Archive for September, 2008

September 11

Thursday, September 11th, 2008

This morning I stumbled downstairs late, still in my nightgown, and encountered Wang ayi, our Shanghainese housekeeper, in my kitchen. She looked at me solemnly and said, “It’s September 11. I know that this is a sad day for you.”

September 11! I had lost track of the date. But she assured me that it was September 11 here, although in the US it was still September 10 and maybe that was why I hadn’t realized it yet. “Six years,” she said.

“No,” I corrected. “It was 2001. Seven years now.”

After I got dressed, I strolled down my street clutching an old VHS tape of the broadcast of the National Prayer Service in Washington’s National Cathedral on September 14, 2001. Three days after the planes hit, my son had sung in the choir at the service attended by four living Presidents and all the U.S. Congress as we all struggled to cope with the attacks. I wanted to see the footage, but don’t have a tape player here in Shanghai.
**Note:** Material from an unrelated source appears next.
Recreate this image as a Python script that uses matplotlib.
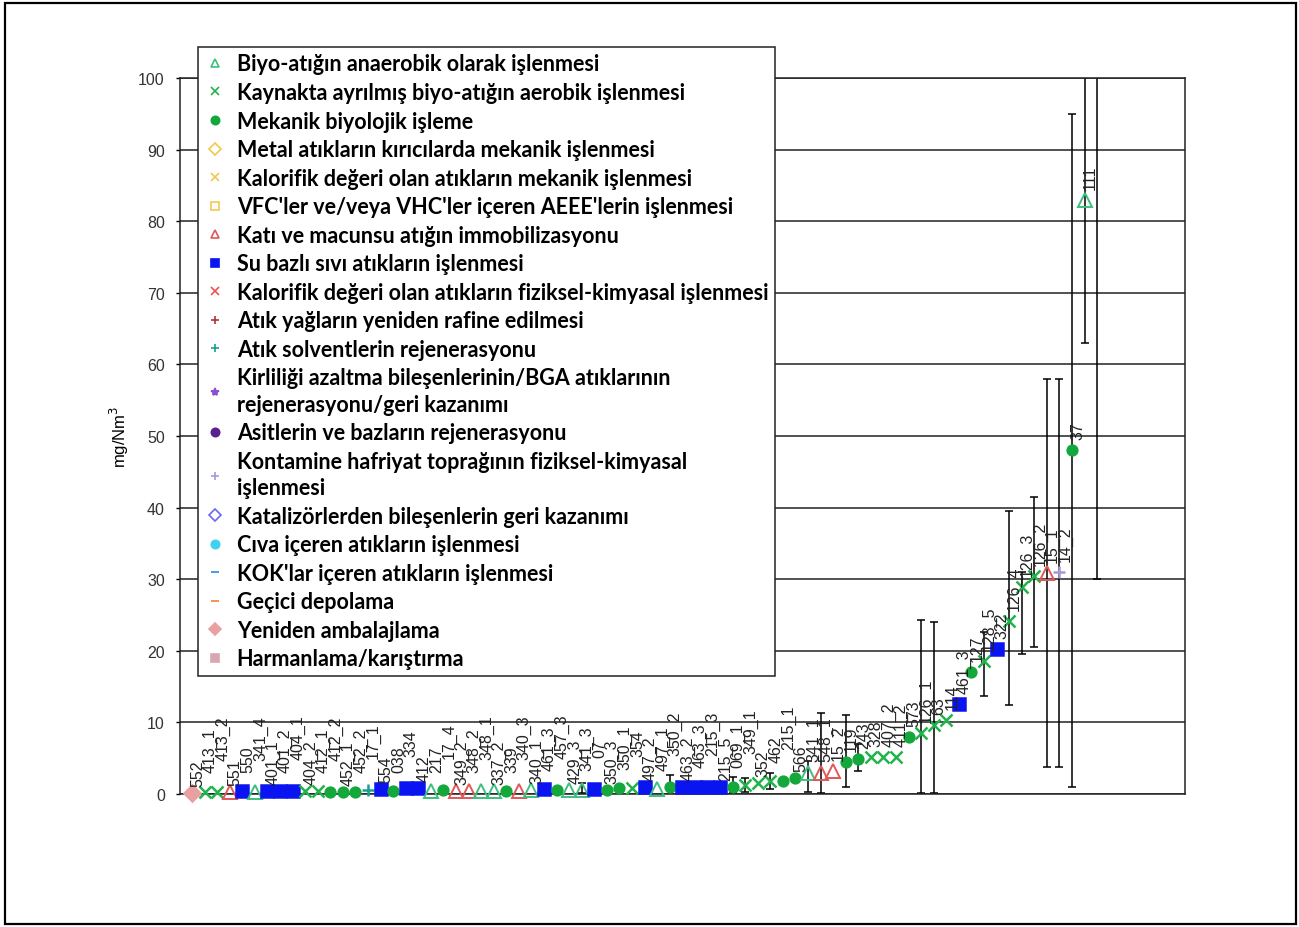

I paused at a tiny antique store on my block, where most of the wares are Mao statuettes, old posters of workers, and magazines dating from the 1960s, none of which hold appeal for me. But I had noticed a small sign advertising the conversion of videotape into DVD format. Sure enough, the guys hanging around inside drinking tea and smoking cigarettes called another man in from the street. He popped my tape into a machine and fiddled with his computer until he was sure that he could make copies. “I can have them tomorrow, maybe late today,” he said.

“I’d like to have it for this evening if I can,” I replied in Chinese. “You see, it’s September 11 and this is a tape about that and I’d like to play it tonight.”

So when he called about 6:00 p.m., I ran right back over. He handed me three DVDs along with my tape, and was playing the service on his computer. “I see now,” he said. “I didn’t understand this morning when you said it’s September 11.”  He continued, complimenting me on my excellent Chinese – which is not excellent at all, as he would have noticed if he had slowed down and waited for much more than an intermittent nod or grunt from me. But he was on a roll, and, over the pull of the hymns emanating from the computer, I caught bits and pieces of what he was telling me. “We Chinese understand this…. We have the same problem with people in Xinjiang. You understand, Xinjiang?” He made stomach-slicing motions and although I am aware that there is a separatist movement in the western province of Xinjiang and that alleged terrorists have been arrested and executed, I didn’t quite grasp the meaning of the gestures. But I nodded and he continued, “And then there were the Japanese….All they did to us, and still they don’t talk about it in Japan…. We Chinese people aren’t like that. We saw your buildings fall. We understand your experience.” He and I sat for a few minutes more and watched together as he picked out Presidents Bush and Clinton in the frame.

I thanked him and paid him 119 yuan ($17) for the three DVDs, promising to come back with other tapes for conversion. When I turned away, he had rewound the recording and was watching from the beginning. As I headed up the street to light a candle and remember and watch, the music from his computer followed me: O God Our Help in Ages Past, Our Hope for Years to Come.

Ambush Marketing

Monday, September 1st, 2008

Honestly, I was perplexed by this sign when I saw it a couple of weeks ago in the Beijing Airport.

I’d been gone too long.  In Shanghai once more, it all came back.

I was standing on a corner along the river squinting up at an old colonial building when he made his move.  He almost nailed me.  Apparently, my reflexes hadn’t forgotten, because when the man standing next to me suddenly scrunched down, both my hands jumped to his sweaty chest and gave him a good shove while I bellowed, “Don’t touch me!”  (My instincts still come out in English, and loud.) He actually smiled and stepped back as I repeated myself in Mandarin.  I like to think he respected a worthy combatant.

He is a soldier in a guerrilla army of would-be shoe shiners who squirt first and ask questions later.  There is absolutely nothing more annoying than an intentional plop of greasy gunk on your shoe, especially if your shoe is of the no-polish variety.  And these soldiers are really sneaky, standing around marking you, looking all innocent before they dive-bomb.

Last year, one got to a woman waiting next to my husband to cross a busy downtown street.  She let out a blue streak of f-words and then caught my husband’s eye by chance.  At that moment, they were miles away from the school where she had, just a few days before, provided us with an assessment of how our son was doing in her 11th grade English class.  She seemed terribly embarrassed to find herself next to her student’s dad.  But believe me, he understood.

In Beijing for the Olympics, I kind of missed the liveliness of the street vendors whose traffic in pirated DVDs was shut down for the duration of the Games.  When it rained, I longed for the cheap umbrellas peddled at subway exits.  Here in Shanghai, I am reasonably tolerant of the guys who languish on the street corners near my home ready to jump in my face with worn pictures of Prada and Louis Vuitton bags in the hope that I will follow them down some alley to view their merchandise.

But the shoe polish ambush marketers.  Grrrrr.   I’m girded for combat.